The back-to-school calendar is in full swing. Educator Amy Turino offers some tips on getting to know, and work with, your child’s teacher at this very busy time of year.
The start to any school year is hectic for everyone – including your child’s teacher.
As you are trying to get to know a new teacher, a new classroom and new grade-level expectations, your teacher is trying to get to know 30 new students and their families. This can be overwhelming.
Here are some tips on how to make it easier for both of you:
1. Honor the times created for meetings and orientations
When events and meetings are created, the teacher has time to prepare to be in the space to answer many people’s questions and orient you to the things that he/she finds important.
Showing up early or late does not make for great use of this time. As easy as it seems to pop in early or keep the teacher after, he or she might not be prepared for your impromptu one on one session.
2. Be present
At the events and meetings, turn off your cell phone; engage in the dialogue and activity of the moment.
The event and meeting might be aimed at answering your exact concerns. Take any handouts and ask questions at the end.
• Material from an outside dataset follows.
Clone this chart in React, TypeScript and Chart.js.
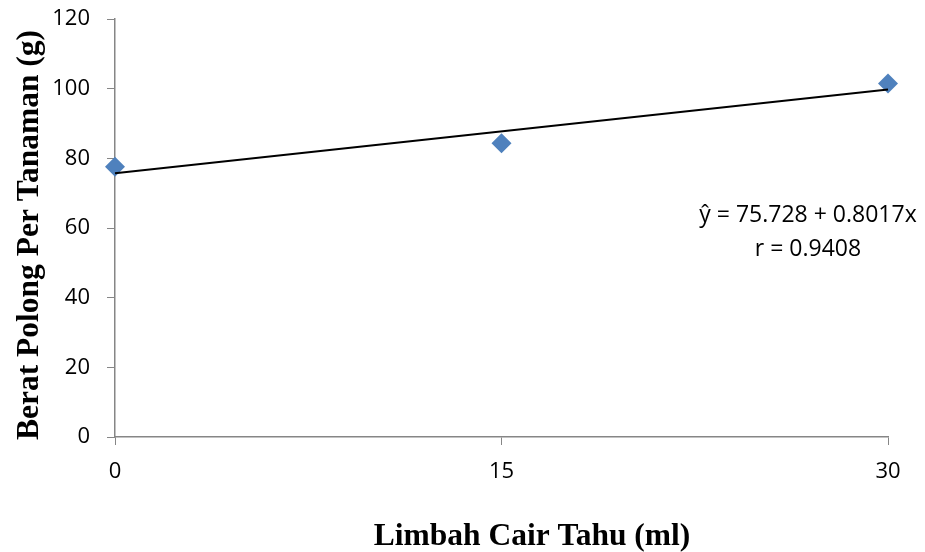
import React, { useEffect, useRef } from "react";
import { Chart, registerables } from "chart.js";

Chart.register(...registerables);

const doses = [0, 15, 30];
const weights = [77.6, 84.3, 101.5];
const intercept = 75.728;
const slope = 0.8017;
const rValue = "0.9408";
const xTicks = [0, 15, 30];
const yMin = 0;
const yMax = 120;
const yStep = 20;
const xTitle = "Limbah Cair Tahu (ml)";
const yTitle = "Berat Polong Per Tanaman (g)";
const eqLines = [`ŷ = ${intercept} + ${slope}x`, `r = ${rValue}`];

const AXIS = "#868686";
const TICK_FONT = { family: "'Open Sans', sans-serif", size: 22 };
const TITLE_CSS = "bold 31.5px 'Liberation Serif', 'Times New Roman', serif";

export default function App() {
  const ref = useRef<HTMLCanvasElement | null>(null);

  useEffect(() => {
    document.body.style.margin = "0";
    const canvas = ref.current;
    if (!canvas) return;

    const trendX = [xTicks[0], xTicks[xTicks.length - 1]];
    const trend = trendX.map((x) => ({ x, y: intercept + slope * x }));

    const overlay = {
      id: "overlay",
      afterDraw(chart: any) {
        const ctx = chart.ctx;
        ctx.save();
        ctx.fillStyle = "#000";
        ctx.font = "23px 'Open Sans', sans-serif";
        ctx.textAlign = "center";
        ctx.textBaseline = "alphabetic";
        ctx.fillText(eqLines[0], 808, 222);
        ctx.fillText(eqLines[1], 808, 256);

        ctx.font = TITLE_CSS;
        ctx.textBaseline = "alphabetic";
        ctx.fillText(xTitle, 532, 545);

        ctx.translate(38, 235);
        ctx.rotate(-Math.PI / 2);
        ctx.fillText(yTitle, 0, 0);
        ctx.restore();
      },
    };

    const chart = new Chart(canvas, {
      type: "scatter",
      data: {
        datasets: [
          {
            type: "line",
            label: "trend",
            data: trend,
            borderColor: "#000",
            borderWidth: 2,
            pointRadius: 0,
            fill: false,
            order: 0,
            clip: false,
          } as any,
          {
            label: "data",
            data: doses.map((x, i) => ({ x, y: weights[i] })),
            backgroundColor: "#4F81BD",
            borderColor: "#4F81BD",
            pointStyle: "rectRot",
            pointRadius: 10,
            pointHoverRadius: 10,
            borderWidth: 0,
            order: 1,
            clip: false,
          },
        ],
      },
      plugins: [overlay],
      options: {
        responsive: false,
        animation: false,
        layout: { padding: { left: 0, right: 37, top: 19, bottom: 0 } },
        plugins: { legend: { display: false }, tooltip: { enabled: false } },
        scales: {
          x: {
            type: "linear",
            min: xTicks[0],
            max: xTicks[xTicks.length - 1],
            afterBuildTicks: (scale: any) => {
              scale.ticks = xTicks.map((v) => ({ value: v }));
            },
            afterFit: (scale: any) => {
              scale.height = 115;
              scale.paddingLeft = 0;
              scale.paddingRight = 0;
            },
            grid: {
              display: true,
              drawOnChartArea: false,
              drawTicks: true,
              tickLength: 8,
              color: AXIS,
            },
            border: { display: true, color: AXIS, width: 1.5 },
            ticks: { color: "#000", font: TICK_FONT, padding: 14, maxRotation: 0 },
            title: { display: false },
          },
          y: {
            type: "linear",
            min: yMin,
            max: yMax,
            ticks: { stepSize: yStep, color: "#000", font: TICK_FONT, padding: 17 },
            afterFit: (scale: any) => {
              scale.width = 115;
              scale.paddingTop = 0;
              scale.paddingBottom = 0;
            },
            grid: {
              display: true,
              drawOnChartArea: false,
              drawTicks: true,
              tickLength: 8,
              color: AXIS,
            },
            border: { display: true, color: AXIS, width: 1.5 },
            title: { display: false },
          },
        },
      },
    } as any);

    return () => chart.destroy();
  }, []);

  return <canvas ref={ref} width={925} height={552} style={{ display: "block" }} />;
}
3. Take advantage of sign-ups
Knowing that not everything can be answered at one time, teachers will sometimes have sign-ups available for one-on-one meetings, so sign up!
If sign-ups aren’t available, listen for and collect all the contact information the teacher is willing to provide. Most teachers today will share their e-mail address and/or cell phone number.
Don’t abuse this access but make good use of it. Start with a complimentary introduction that thanks the teacher for the time already given at the event and then ask your questions directly. A teacher would much rather receive and answer a direct inquiry than a long drawn-out conversation during this busy time of year.
Your desire to have a conversation is a step in the right direction. Remember that we are all working toward a common goal: a happy and successful school year for your child.
Creating lines of communication and keeping them open can ensure that things don’t slip through the cracks.